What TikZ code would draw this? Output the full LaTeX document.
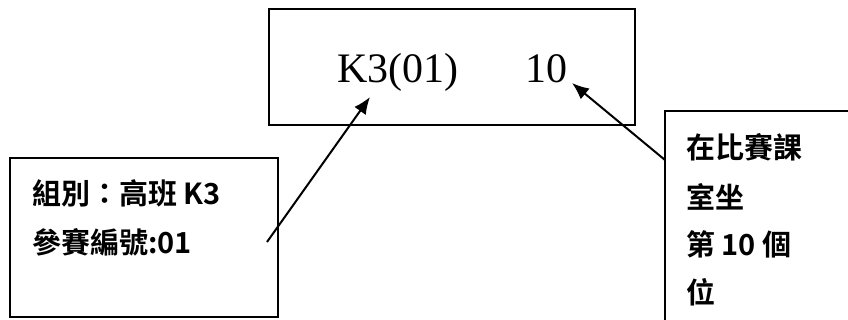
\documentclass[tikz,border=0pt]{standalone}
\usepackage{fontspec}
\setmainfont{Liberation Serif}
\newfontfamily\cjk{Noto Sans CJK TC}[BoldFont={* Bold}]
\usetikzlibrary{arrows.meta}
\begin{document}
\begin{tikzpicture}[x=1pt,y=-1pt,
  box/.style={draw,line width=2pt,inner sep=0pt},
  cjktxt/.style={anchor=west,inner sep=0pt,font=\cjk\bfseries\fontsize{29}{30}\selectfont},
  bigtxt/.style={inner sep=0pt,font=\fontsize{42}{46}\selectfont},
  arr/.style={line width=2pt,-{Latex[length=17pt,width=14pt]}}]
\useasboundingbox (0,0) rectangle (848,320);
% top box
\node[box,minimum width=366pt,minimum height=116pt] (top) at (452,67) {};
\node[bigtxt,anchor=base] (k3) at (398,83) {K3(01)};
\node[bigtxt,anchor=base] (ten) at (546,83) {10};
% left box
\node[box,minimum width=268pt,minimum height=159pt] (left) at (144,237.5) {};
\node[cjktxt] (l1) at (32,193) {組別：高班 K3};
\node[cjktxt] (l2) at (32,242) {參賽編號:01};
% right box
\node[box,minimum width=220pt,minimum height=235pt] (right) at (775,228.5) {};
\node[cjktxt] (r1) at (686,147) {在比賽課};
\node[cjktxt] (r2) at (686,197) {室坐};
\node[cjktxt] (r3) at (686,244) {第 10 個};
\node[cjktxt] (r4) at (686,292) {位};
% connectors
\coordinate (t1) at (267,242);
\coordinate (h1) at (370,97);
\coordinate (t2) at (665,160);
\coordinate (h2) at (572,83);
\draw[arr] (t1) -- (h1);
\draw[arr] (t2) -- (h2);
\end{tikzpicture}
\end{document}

-----

Copy the whole listing above word for word but do not carry over the pictures.

What TikZ code would draw this? Output the full LaTeX document.
\documentclass[tikz,border=0pt]{standalone}
\usepackage{fontspec}
\setmainfont{Liberation Serif}
\newfontfamily\cjk{Noto Sans CJK TC}[BoldFont={* Bold}]
\usetikzlibrary{arrows.meta}
\begin{document}
\begin{tikzpicture}[x=1pt,y=-1pt,
  box/.style={draw,line width=2pt,inner sep=0pt},
  cjktxt/.style={anchor=west,inner sep=0pt,font=\cjk\bfseries\fontsize{29}{30}\selectfont},
  bigtxt/.style={inner sep=0pt,font=\fontsize{42}{46}\selectfont},
  arr/.style={line width=2pt,-{Latex[length=17pt,width=14pt]}}]
\useasboundingbox (0,0) rectangle (848,320);
% top box
\node[box,minimum width=366pt,minimum height=116pt] (top) at (452,67) {};
\node[bigtxt,anchor=base] (k3) at (398,83) {K3(01)};
\node[bigtxt,anchor=base] (ten) at (546,83) {10};
% left box
\node[box,minimum width=268pt,minimum height=159pt] (left) at (144,237.5) {};
\node[cjktxt] (l1) at (32,193) {組別：高班 K3};
\node[cjktxt] (l2) at (32,242) {參賽編號:01};
% right box
\node[box,minimum width=220pt,minimum height=235pt] (right) at (775,228.5) {};
\node[cjktxt] (r1) at (686,147) {在比賽課};
\node[cjktxt] (r2) at (686,197) {室坐};
\node[cjktxt] (r3) at (686,244) {第 10 個};
\node[cjktxt] (r4) at (686,292) {位};
% connectors
\coordinate (t1) at (267,242);
\coordinate (h1) at (370,97);
\coordinate (t2) at (665,160);
\coordinate (h2) at (572,83);
\draw[arr] (t1) -- (h1);
\draw[arr] (t2) -- (h2);
\end{tikzpicture}
\end{document}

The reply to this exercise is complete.